Following $170M Fine of Google, FTC to Review, Update COPPA Rule
Many privacy advocates, including the FTC's own commissioner, say the FTC's record $170 million fine that it violated COPPA, isn't enough.
Upset with the standard that big tech companies are held to when they violate the privacy of children, the Federal Trade Commission is looking to fine tune how it enforces Children's Online Privacy Protection Act, or COPPA, violations.
The FTC made its stance clear earlier this summer, when it published a request for comment on a regulatory review to its enforcement policy to the Federal Register, but it resurfaced this week following a fine by the agency against Google for privacy violations stemming from YouTube.
The fine, $170 million, is tied to allegations that Google knowingly and illegally collected the personal data of children and used that information to funnel them advertisements.
Google agreed to settle the charges, which were brought against the company jointly by the FTC and New York’s attorney general. As a result of the settlement, $136 million of the $170 million will go to the FTC, while $34 million will go to the state of New York.
In wake of the settlement, privacy advocates and even the FTC's own commissioner, Rohit Chopra, are contending the fine is tantamount to a drop in the bucket for the company and that the agency needs to be able to do more in order to better protect children.
Chopra on Wednesday morning called the settlement “a giveaway to Google” and that by imposing it, the FTC is repeating mistakes from its July $5 billion settlement with Facebook, calling it "a penalty that barely bites, [with] no individual accountability, and insufficient fixes to flawed incentives."
Chopra went as far Wednesday as to issue a formal dissent (.PDF) around the fine, arguing that the way the FTC approached the settlement is inconsistent with how it handles other violators of COPPA.
"When small players and upstarts violate COPPA, the companies pay dearly and the executives are investigated and, if liable, held personally accountable. Here, where a dominant incumbent engaged in widespread violations, the company is paying a slice of their profits from wrongdoing and executives avoid scrutiny," Chopra wrote.
COPPA, which was enacted in 1998 but didn't go into effect until 2000, requires websites that direct content to children to disclose their data practices and obtain parental consent for information it collects for children under age 13.

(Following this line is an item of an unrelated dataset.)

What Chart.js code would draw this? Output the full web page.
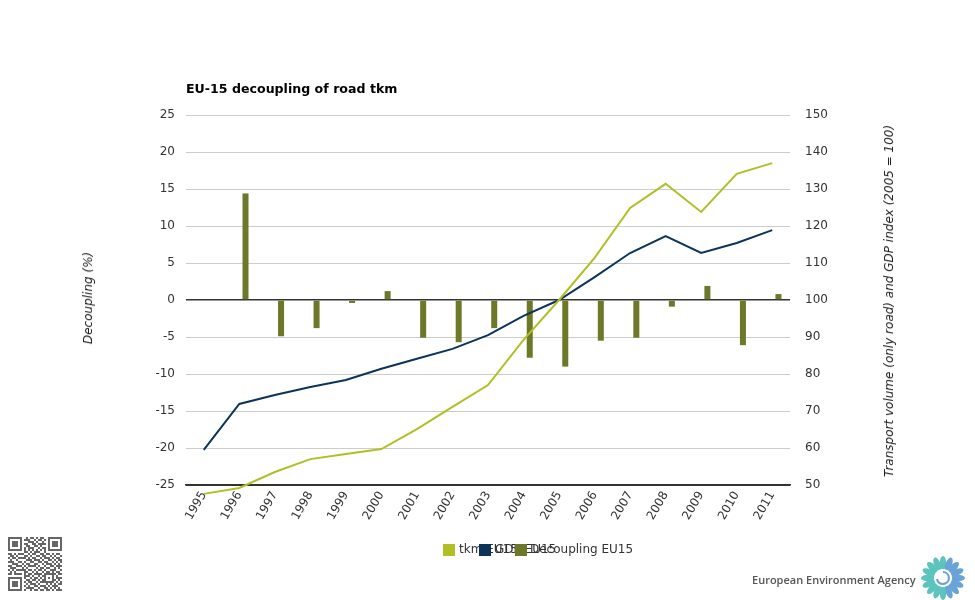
<!DOCTYPE html>
<html>
<head>
<meta charset="utf-8">
<script src="https://cdn.jsdelivr.net/npm/chart.js@4/dist/chart.umd.min.js"></script>
<style>
  html, body { margin: 0; padding: 0; background: #fff; }
  #wrap { position: relative; width: 975px; height: 600px; overflow: hidden; font-family: "DejaVu Sans", Verdana, sans-serif; }
  #c { position: absolute; left: 0; top: 0; }
  .abs { position: absolute; white-space: nowrap; color: #333; }
  #title { left: 186px; top: 81px; font-weight: bold; font-size: 12.6px; color: #000; }
  .ytitle { font-style: italic; font-size: 12px; color: #222; transform-origin: center center; }
  #lt { left: 88px; top: 298px; transform: translate(-50%, -50%) rotate(-90deg); }
  #rt { left: 889px; top: 301px; transform: translate(-50%, -50%) rotate(-90deg); }
  .sw { position: absolute; width: 12px; height: 12px; }
  .lt { position: absolute; font-size: 12px; color: #333; top: 542px; }
  #eea { left: 752px; top: 572px; font-family: "Open Sans", "Liberation Sans", sans-serif; font-weight: 600; font-size: 11px; color: #555; }
</style>
</head>
<body>
<div id="wrap">
  <canvas id="c" width="975" height="600"></canvas>
  <div id="title" class="abs">EU-15 decoupling of road tkm</div>
  <div id="lt" class="abs ytitle">Decoupling (%)</div>
  <div id="rt" class="abs ytitle">Transport volume (only road) and GDP index (2005 = 100)</div>
  <div id="legend"></div>
  <div id="eea" class="abs">European Environment Agency</div>
  <svg id="logo" style="position:absolute;left:920px;top:555px" width="48" height="46" viewBox="0 0 48 46"></svg>
  <svg id="qr" style="position:absolute;left:8px;top:537px" width="54" height="54" viewBox="0 0 27 27"></svg>
</div>
<script>
// ---- data ----
const years = ['1995','1996','1997','1998','1999','2000','2001','2002','2003','2004','2005','2006','2007','2008','2009','2010','2011'];
const tkmEU15 = [47.6, 49.2, 53.5, 57.0, 58.4, 59.7, 65.1, 71.1, 77.0, 89.2, 100, 111.4, 124.9, 131.4, 123.8, 134.1, 137.0];
const gdpEU15 = [59.5, 71.9, 74.3, 76.5, 78.4, 81.4, 84.1, 86.8, 90.5, 95.7, 100, 106.2, 112.7, 117.3, 112.7, 115.4, 118.9];
const decouplingEU15 = [null, 14.4, -4.9, -3.8, -0.4, 1.2, -5.1, -5.7, -3.8, -7.8, -9.0, -5.5, -5.1, -0.9, 1.9, -6.1, 0.8];
const leftTicks = { min: -25, max: 25, step: 5 };
const rightTicks = { min: 50, max: 150, step: 10 };

const seriesNames = ['tkm EU15', 'GDP EU15', 'Decoupling EU15'];
const colors = { tkm: '#b1bf25', gdp: '#0b3458', dec: '#6e7829' };

// ---- legend (HTML, overlapping as in the original) ----
const legend = document.getElementById('legend');
const legItems = [
  { name: seriesNames[0], color: colors.tkm, sx: 443, tx: 459 },
  { name: seriesNames[1], color: colors.gdp, sx: 479, tx: 495 },
  { name: seriesNames[2], color: colors.dec, sx: 515, tx: 530 }
];
legItems.forEach(it => {
  const t = document.createElement('div');
  t.className = 'lt'; t.style.left = it.tx + 'px'; t.textContent = it.name;
  legend.appendChild(t);
});
legItems.forEach(it => {
  const s = document.createElement('div');
  s.className = 'sw'; s.style.left = it.sx + 'px'; s.style.top = '544px'; s.style.background = it.color;
  legend.appendChild(s);
});

// ---- chart ----
Chart.defaults.font.family = '"DejaVu Sans", Verdana, sans-serif';
Chart.defaults.font.size = 12;
Chart.defaults.color = '#333';

new Chart(document.getElementById('c'), {
  data: {
    labels: years,
    datasets: [
      { type: 'line', label: seriesNames[0], data: tkmEU15, yAxisID: 'yR', borderColor: colors.tkm, borderWidth: 2,
        pointRadius: 0, tension: 0, clip: false, order: 0 },
      { type: 'line', label: seriesNames[1], data: gdpEU15, yAxisID: 'yR', borderColor: colors.gdp, borderWidth: 2,
        pointRadius: 0, tension: 0, clip: false, order: 1 },
      { type: 'bar', label: '', data: years.map(() => null), yAxisID: 'yL', backgroundColor: 'rgba(0,0,0,0)',
        categoryPercentage: 0.70, barPercentage: 0.484, order: 2 },
      { type: 'bar', label: seriesNames[2], data: decouplingEU15, yAxisID: 'yL', backgroundColor: colors.dec,
        categoryPercentage: 0.70, barPercentage: 0.484, order: 3 }
    ]
  },
  options: {
    responsive: false,
    animation: false,
    layout: { padding: { top: 115, left: 0, right: 0, bottom: 0 } },
    plugins: { legend: { display: false }, tooltip: { enabled: false }, title: { display: false } },
    scales: {
      x: {
        type: 'category', offset: true,
        grid: { display: false, drawTicks: false },
        border: { display: true, color: '#333', width: 1.5 },
        ticks: { minRotation: 60, maxRotation: 60, padding: 4, color: '#333', font: { size: 12 }, autoSkip: false },
        afterFit: s => { s.height = 600 - 485; }
      },
      yL: {
        position: 'left', min: leftTicks.min, max: leftTicks.max,
        ticks: { stepSize: leftTicks.step, padding: 11, color: '#333', font: { size: 12 } },
        grid: { drawTicks: false, lineWidth: ctx => (ctx.tick && ctx.tick.value === 0) ? 1.5 : 1,
                color: ctx => (ctx.tick && (ctx.tick.value === 0 || ctx.tick.value === leftTicks.min)) ? '#333' : '#cccccc' },
        border: { display: false },
        afterFit: s => { s.width = 186; }
      },
      yR: {
        position: 'right', min: rightTicks.min, max: rightTicks.max,
        ticks: { stepSize: rightTicks.step, padding: 15, color: '#333', font: { size: 12 } },
        grid: { display: false, drawTicks: false },
        border: { display: false },
        afterFit: s => { s.width = 975 - 790; }
      }
    }
  }
});

// ---- EEA logo (decorative) ----
(function () {
  const svg = document.getElementById('logo');
  const ns = 'http://www.w3.org/2000/svg';
  const cx = 23, cy = 23;
  for (let i = 0; i < 16; i++) {
    const a = i * 22.5;
    const e = document.createElementNS(ns, 'ellipse');
    e.setAttribute('cx', cx); e.setAttribute('cy', cy - 15);
    e.setAttribute('rx', 3.2); e.setAttribute('ry', 7);
    const teal = (a >= 180 || a < 22.5);
    e.setAttribute('fill', teal ? '#5cc3bd' : '#6aa3d6');
    e.setAttribute('transform', `rotate(${a} ${cx} ${cy})`);
    svg.appendChild(e);
  }
  const c = document.createElementNS(ns, 'circle');
  c.setAttribute('cx', cx); c.setAttribute('cy', cy); c.setAttribute('r', 9); c.setAttribute('fill', '#fff');
  svg.appendChild(c);
  const p = document.createElementNS(ns, 'path');
  p.setAttribute('d', `M ${cx} ${cy - 6} A 6 6 0 1 1 ${cx - 6} ${cy + 1}`);
  p.setAttribute('stroke', '#6aa3d6'); p.setAttribute('stroke-width', 2.2); p.setAttribute('fill', 'none');
  svg.appendChild(p);
})();

// ---- QR-like decoration ----
(function () {
  const svg = document.getElementById('qr');
  const ns = 'http://www.w3.org/2000/svg';
  const rows = [
    '111111100101101011001111111','100000101110010110101000001','101110100011101001001011101','101110101100110111101011101',
    '101110100110011010001011101','100000101011100101101000001','111111101010101010101111111','000000001101011100100000000',
    '110101110010110011011010110','011010001101001101100101001','101101111010110010111010110','010010000111011101001101011',
    '111001101001100110110010101','001110010110011001011101010','110011101011110100100110111','011100010100001011011001010',
    '101011111011010110100111001','010100001100101001011010110','110111101011011110111111011','000000001110100101100010100',
    '111111101001011010101010111','100000100110110101100011010','101110101011001011111110101','101110100101110100010101011',
    '101110101010011011101011100','100000100111100100110101010','111111101001011011011010111'
  ];
  rows.forEach((r, y) => {
    for (let x = 0; x < r.length; x++) {
      if (r[x] === '1') {
        const q = document.createElementNS(ns, 'rect');
        q.setAttribute('x', x); q.setAttribute('y', y); q.setAttribute('width', 1); q.setAttribute('height', 1);
        q.setAttribute('fill', '#666');
        svg.appendChild(q);
      }
    }
  });
})();
</script>
</body>
</html>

Chopra agreed with part of a dissenting statement by a co-worker, FTC Commissioner Rebecca Slaughter, who suggested (.PDF) that the agency's actions this week are insufficient. Slaughter points out that Google and YouTube knew what it was doing by allowing for behavioral advertising without human review and that barring an acknowledgement by Google that it’s going to change its business practices, one assumes children will still be at risk.
Slaughter suggested implementing a sort of mechanism that could at least keep YouTube honest as to whether or not its purposefully directing content towards children.
“When it comes to fencing-in relief, the current order looks like a fence but one with only three sides,” Slaughter wrote, “The missing fourth side is a mechanism to ensure that content creators are telling the truth when they designate their content as not child-directed. And such a mechanism is surely within YouTube’s mighty technological capacity. It already algorithmically classifies videos into age categories, as the complaint details with respect to “Y”-rated videos for ages 0–7. Applying the same or similar classifier to identify mis-designated child-directed content would provide an important technological backstop to the relief already in the order.”
The agency obviously has its hands full when it comes to protecting the privacy of Americans but in order to better protect children, Chopra says the Commission needs to enact meaningful financial penalties for violators, shift towards civil penalties that are easier for agencies, courts, and attorney generals to pursue, and address how mass surveillance and privacy intrusions can harm competition.
The FTC specifically cited the rapid evolution of technology - voice-enabled connected devices and platforms that host child-directed third-party content - in its unanimous decision to review the rule last month.
While the settlement, which was approved by a 3 to 2 vote, was downplayed by Chopra and Slaughter it still serves as a sizeable win for the agency.
Previously, the largest fine the FTC had imposed on a company until this week was $5.7 million, a fine against developers of TikTok, a video social media app, for illegally collecting names, email addresses, photos, and locations of children under the age of 13.